Когда наступила зима, уже вторая или даже третья с тех пор, как я стал управляющим, прилепские лошади, находившиеся в блестящем порядке, начали так ехать, успешно выступать на бегах, что я отметил это в приказе. Я не сомневался в том, что завод уже восстановил свои силы и будет выставлять первоклассных лошадей на ипподромы. Казалось, все было спокойно, все радовало и предвещало благополучие, но случилось как раз наоборот. В Москве я имел несчастие влюбиться, а в таких случаях я теряю голову и способен на всякие глупости. Первой из таких глупостей стало мое согласие на назначение Самарина помощником управляющего по конской части. А второй и главной – что я не сумел побороть в себе возникшего чувства, бросил все дела, долго прожил в Москве и хотя вернулся наконец в Прилепы, но был так подавлен, так плохо владел собой, так остро переживал разлуку, что не был способен ни на какую серьезную работу. Влюбляться – это чересчур дорогое удовольствие, особенно во время революции, и в этом, хотя, увы, поздно, я убедился на собственном опыте.

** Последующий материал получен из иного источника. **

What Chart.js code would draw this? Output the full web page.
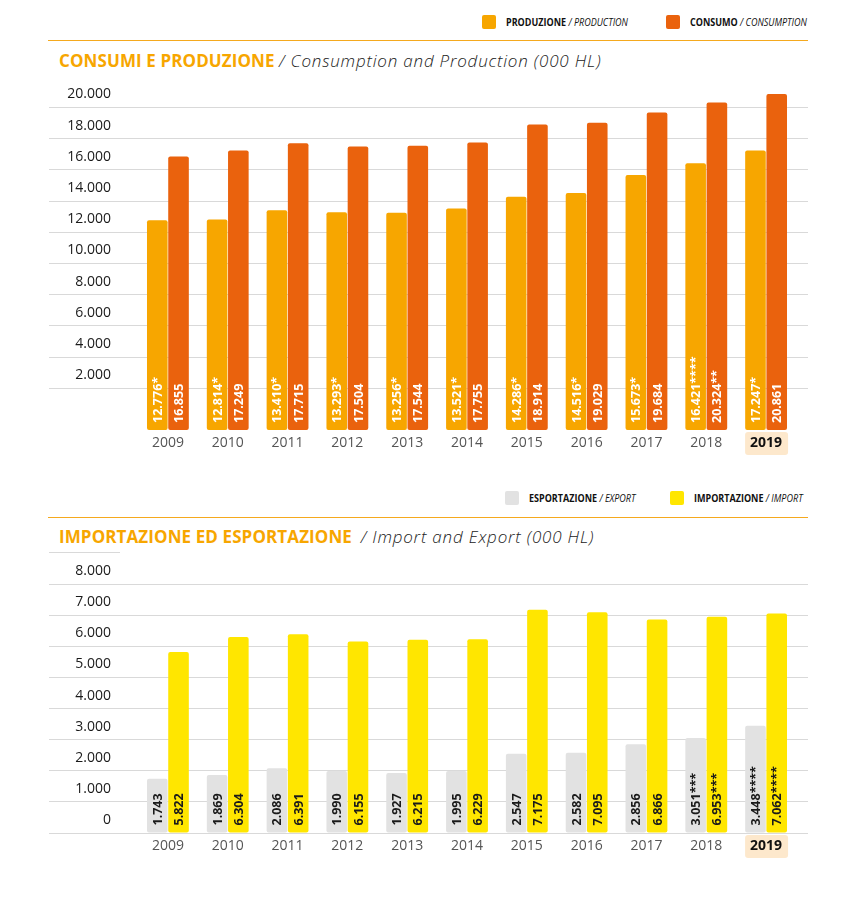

Как пробрался Самарин на должность помощника управляющего Прилепским заводом? Приезжая в Москву в годы НЭПа, я имел обыкновение останавливаться на Садовой близ Тверской, в гостинице «Тироль», которая расположена близко от цирка. Там в мирные времена обычно и стояли цирковые артисты. Это небольшая, очень уютная гостиница, к тому же в то время заново отделанная. Я привык к ней, и вся прислуга хорошо знала не только меня, но и тех, кто обычно приходил ко мне. Приехав на этот раз в Москву, я меньше всего думал показываться начальству, хотел сохранить инкогнито, так как был увлечен, увлечен серьезно и временно охладел ко всем своим делам. Однажды после обеда, когда я лежал и отдыхал – у меня болела голова, раздался стук в дверь и вошел Самарин.

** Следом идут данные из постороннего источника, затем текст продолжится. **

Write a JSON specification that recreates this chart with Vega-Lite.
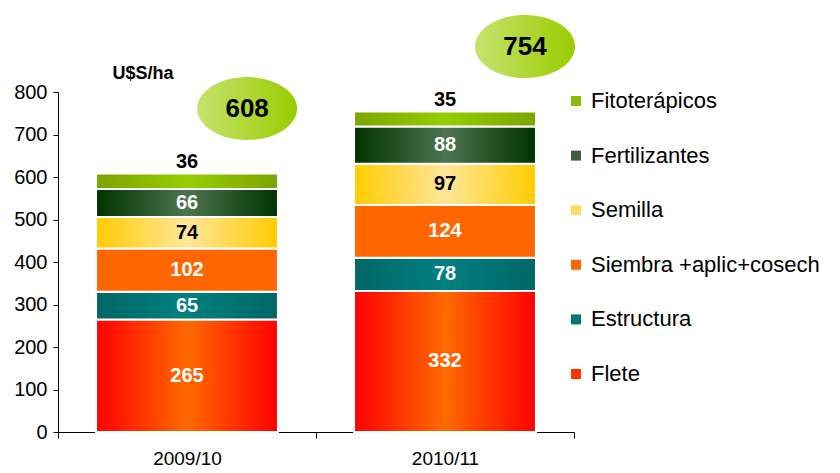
{
  "$schema": "https://vega.github.io/schema/vega-lite/v6.json",
  "width": 516,
  "height": 340,
  "autosize": {"type": "none"},
  "padding": {"left": 58, "top": 92, "right": 266, "bottom": 41},
  "config": {
    "view": {"stroke": null},
    "font": "Liberation Sans",
    "axisY": {"grid": false, "domainColor": "#000", "tickColor": "#000", "tickSize": 5, "labelFontSize": 20, "labelColor": "#000", "labelPadding": 6, "titleAngle": 0, "titleAlign": "left", "titleBaseline": "middle", "titleX": 54, "titleY": -19, "titleFontSize": 18, "titleFontWeight": "bold", "titleColor": "#000"},
    "axisX": {"tickBand": "extent", "domainColor": "#000", "tickColor": "#000", "tickSize": 6, "labelFontSize": 19, "labelColor": "#000", "labelPadding": 11, "labelAngle": 0, "title": null, "grid": false}
  },
  "data": {"values": [
    {"year": "2009/10", "item": "Flete", "ord": 1, "value": 265},
    {"year": "2009/10", "item": "Estructura", "ord": 2, "value": 65},
    {"year": "2009/10", "item": "Siembra +aplic+cosech", "ord": 3, "value": 102},
    {"year": "2009/10", "item": "Semilla", "ord": 4, "value": 74},
    {"year": "2009/10", "item": "Fertilizantes", "ord": 5, "value": 66},
    {"year": "2009/10", "item": "Fitoterápicos", "ord": 6, "value": 36},
    {"year": "2010/11", "item": "Flete", "ord": 1, "value": 332},
    {"year": "2010/11", "item": "Estructura", "ord": 2, "value": 78},
    {"year": "2010/11", "item": "Siembra +aplic+cosech", "ord": 3, "value": 124},
    {"year": "2010/11", "item": "Semilla", "ord": 4, "value": 97},
    {"year": "2010/11", "item": "Fertilizantes", "ord": 5, "value": 88},
    {"year": "2010/11", "item": "Fitoterápicos", "ord": 6, "value": 35}
  ]},
  "encoding": {
    "x": {"field": "year", "type": "nominal", "sort": null, "scale": {"paddingInner": 0, "paddingOuter": 0}}
  },
  "layer": [
    {
      "transform": [
        {"stack": "value", "groupby": ["year"], "sort": [{"field": "ord", "order": "ascending"}], "as": ["y0", "y1"]}
      ],
      "mark": {"type": "bar", "width": {"band": 0.705}, "stroke": "white", "strokeWidth": 2},
      "encoding": {
        "y": {"field": "y1", "type": "quantitative", "scale": {"domain": [0, 800]}, "axis": {"values": [0, 100, 200, 300, 400, 500, 600, 700, 800]}, "title": "U$S/ha"},
        "y2": {"field": "y0"},
        "color": {
          "field": "item", "type": "nominal",
          "scale": {
            "domain": ["Fitoterápicos", "Fertilizantes", "Semilla", "Siembra +aplic+cosech", "Estructura", "Flete"],
            "range": ["#8DBB00", "#3F5F3F", "#FFD966", "#FF6600", "#007878", "#FF3300"]
          },
          "legend": {"orient": "none", "legendX": 507, "legendY": -2, "title": null, "symbolType": "square", "symbolSize": 100, "symbolStrokeWidth": 0, "labelFontSize": 22, "labelColor": "#000", "labelLimit": 400, "rowPadding": 32.6, "labelOffset": 4, "padding": 0},
          "condition": [
            {"test": "datum.item === 'Flete'", "value": {"gradient": "linear", "x1": 0, "x2": 1, "y1": 0, "y2": 0, "stops": [{"offset": 0, "color": "#FF0000"}, {"offset": 0.5, "color": "#FF6A00"}, {"offset": 1, "color": "#FF0000"}]}},
            {"test": "datum.item === 'Estructura'", "value": {"gradient": "linear", "x1": 0, "x2": 1, "y1": 0, "y2": 0, "stops": [{"offset": 0, "color": "#006666"}, {"offset": 0.5, "color": "#008080"}, {"offset": 1, "color": "#006666"}]}},
            {"test": "datum.item === 'Siembra +aplic+cosech'", "value": "#FF6600"},
            {"test": "datum.item === 'Semilla'", "value": {"gradient": "linear", "x1": 0, "x2": 1, "y1": 0, "y2": 0, "stops": [{"offset": 0, "color": "#FFCC00"}, {"offset": 0.5, "color": "#FFE699"}, {"offset": 1, "color": "#FFCC00"}]}},
            {"test": "datum.item === 'Fertilizantes'", "value": {"gradient": "linear", "x1": 0, "x2": 1, "y1": 0, "y2": 0, "stops": [{"offset": 0, "color": "#003300"}, {"offset": 0.5, "color": "#4B7550"}, {"offset": 1, "color": "#003300"}]}},
            {"test": "datum.item === 'Fitoterápicos'", "value": {"gradient": "linear", "x1": 0, "x2": 1, "y1": 0, "y2": 0, "stops": [{"offset": 0, "color": "#7AA500"}, {"offset": 0.5, "color": "#99CC00"}, {"offset": 1, "color": "#7AA500"}]}}
          ]
        }
      }
    },
    {
      "transform": [
        {"stack": "value", "groupby": ["year"], "sort": [{"field": "ord", "order": "ascending"}], "as": ["y0", "y1"]},
        {"filter": "datum.item !== 'Fitoterápicos'"},
        {"calculate": "(datum.y0 + datum.y1) / 2", "as": "mid"}
      ],
      "mark": {"type": "text", "fontSize": 20, "fontWeight": "bold", "baseline": "middle", "align": "center"},
      "encoding": {
        "y": {"field": "mid", "type": "quantitative", "title": "U$S/ha"},
        "text": {"field": "value", "type": "quantitative"},
        "color": {"condition": {"test": "datum.item === 'Semilla'", "value": "#000000"}, "value": "#FFFFFF"}
      }
    },
    {
      "transform": [
        {"stack": "value", "groupby": ["year"], "sort": [{"field": "ord", "order": "ascending"}], "as": ["y0", "y1"]},
        {"filter": "datum.item === 'Fitoterápicos'"}
      ],
      "mark": {"type": "text", "fontSize": 20, "fontWeight": "bold", "baseline": "alphabetic", "align": "center", "dy": -6, "color": "#000000"},
      "encoding": {
        "y": {"field": "y1", "type": "quantitative", "title": "U$S/ha"},
        "text": {"field": "value", "type": "quantitative"}
      }
    },
    {
      "transform": [
        {"filter": "datum.year === '2009/10'"},
        {"aggregate": [{"op": "sum", "field": "value", "as": "total"}], "groupby": ["year"]}
      ],
      "encoding": {
        "x": {"field": "year", "type": "nominal", "sort": null, "bandPosition": 0.733},
        "y": {"field": "total", "type": "quantitative", "title": "U$S/ha"}
      },
      "layer": [
        {"mark": {"type": "point", "shape": "M -1 0 A 1 0.63 0 1 0 1 0 A 1 0.63 0 1 0 -1 0 Z", "size": 10000, "filled": true, "opacity": 1, "strokeWidth": 0, "yOffset": -65,
          "fill": {"gradient": "linear", "x1": 0, "x2": 1, "y1": 0, "y2": 0, "stops": [{"offset": 0, "color": "#C6E36E"}, {"offset": 1, "color": "#99CC00"}]}}},
        {"mark": {"type": "text", "fontSize": 26, "fontWeight": "bold", "color": "#000000", "baseline": "middle", "align": "center", "yOffset": -65},
          "encoding": {"text": {"field": "total", "type": "quantitative"}}}
      ]
    },
    {
      "transform": [
        {"filter": "datum.year === '2010/11'"},
        {"aggregate": [{"op": "sum", "field": "value", "as": "total"}], "groupby": ["year"]}
      ],
      "encoding": {
        "x": {"field": "year", "type": "nominal", "sort": null, "bandPosition": 0.81},
        "y": {"field": "total", "type": "quantitative", "title": "U$S/ha"}
      },
      "layer": [
        {"mark": {"type": "point", "shape": "M -1 0 A 1 0.63 0 1 0 1 0 A 1 0.63 0 1 0 -1 0 Z", "size": 10000, "filled": true, "opacity": 1, "strokeWidth": 0, "yOffset": -65,
          "fill": {"gradient": "linear", "x1": 0, "x2": 1, "y1": 0, "y2": 0, "stops": [{"offset": 0, "color": "#C6E36E"}, {"offset": 1, "color": "#99CC00"}]}}},
        {"mark": {"type": "text", "fontSize": 26, "fontWeight": "bold", "color": "#000000", "baseline": "middle", "align": "center", "yOffset": -65},
          "encoding": {"text": {"field": "total", "type": "quantitative"}}}
      ]
    }
  ]
}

Я был очень удивлен этим посещением, а также тем, откуда он узнал, что я в Москве. Самарина я не видел с тех пор, как он был в Прилепах на практике, и, признаться, забыл о его существовании. Я извинился, что не могу встать, так плохо я себя чувствую, и просил его взять стул и сесть у кровати, но говорить не очень громко. Самарин сел на краешек стула, посмотрел на меня необыкновенно искательными глазами, сделал самую сладкую улыбку и приступил к делу. Он просил, ни больше ни меньше, назначить его моим помощником по коннозаводской части, при этом он объяснил, что окончил Зоотехнический институт и стремится начать службу именно у меня. Тут он наговорил мне кучу любезностей. Я был настолько не подготовлен услышать подобную просьбу, что молчал и ничего ему не отвечал. Тогда он вновь начал меня просить, и таким приниженным тоном, что мне об этом и сейчас неприятно вспоминать. При этом глаза его, как-то влезающие в душу, прощупывали меня. Самарин говорил, что если только я соглашусь, то навсегда его осчастливлю, что у него на руках мать, сестра и малолетний брат, а отец его расстрелян, что он умоляет меня поставить его на ноги и дает слово, если он мне не понравится, немедленно подать в отставку.

Я все же ответил, что вовсе его не знаю, но тут он опять начал ссылаться на свое семейное положение, говорил, что если он в Прилепах проработает хотя бы три месяца, то ему будет тогда легко устроиться в другом заводе. Я задумался. Не все ли равно? Если не Самарин, то будет назначен другой, так почему бы не помочь молодому человеку стать на ноги? В случае чего его можно будет просто уволить. «Ну что ж, я согласен», – и я протянул Самарину руку. Самарин принял мою протянутую руку и стал благодарить. Тут я поднял глаза и уловил его взгляд. Это был недобрый взгляд, в нем было что-то омерзительно-злобное и оттолкнувшее меня! Глаза Самарина мгновенно приняли обычное собачье-заискивающее выражение, улыбка заиграла на губах. «Или подлец, или очень нервный человек», – подумал я и уже с меньшей охотой сделал пометку на полях прошения, появившегося у него в руках.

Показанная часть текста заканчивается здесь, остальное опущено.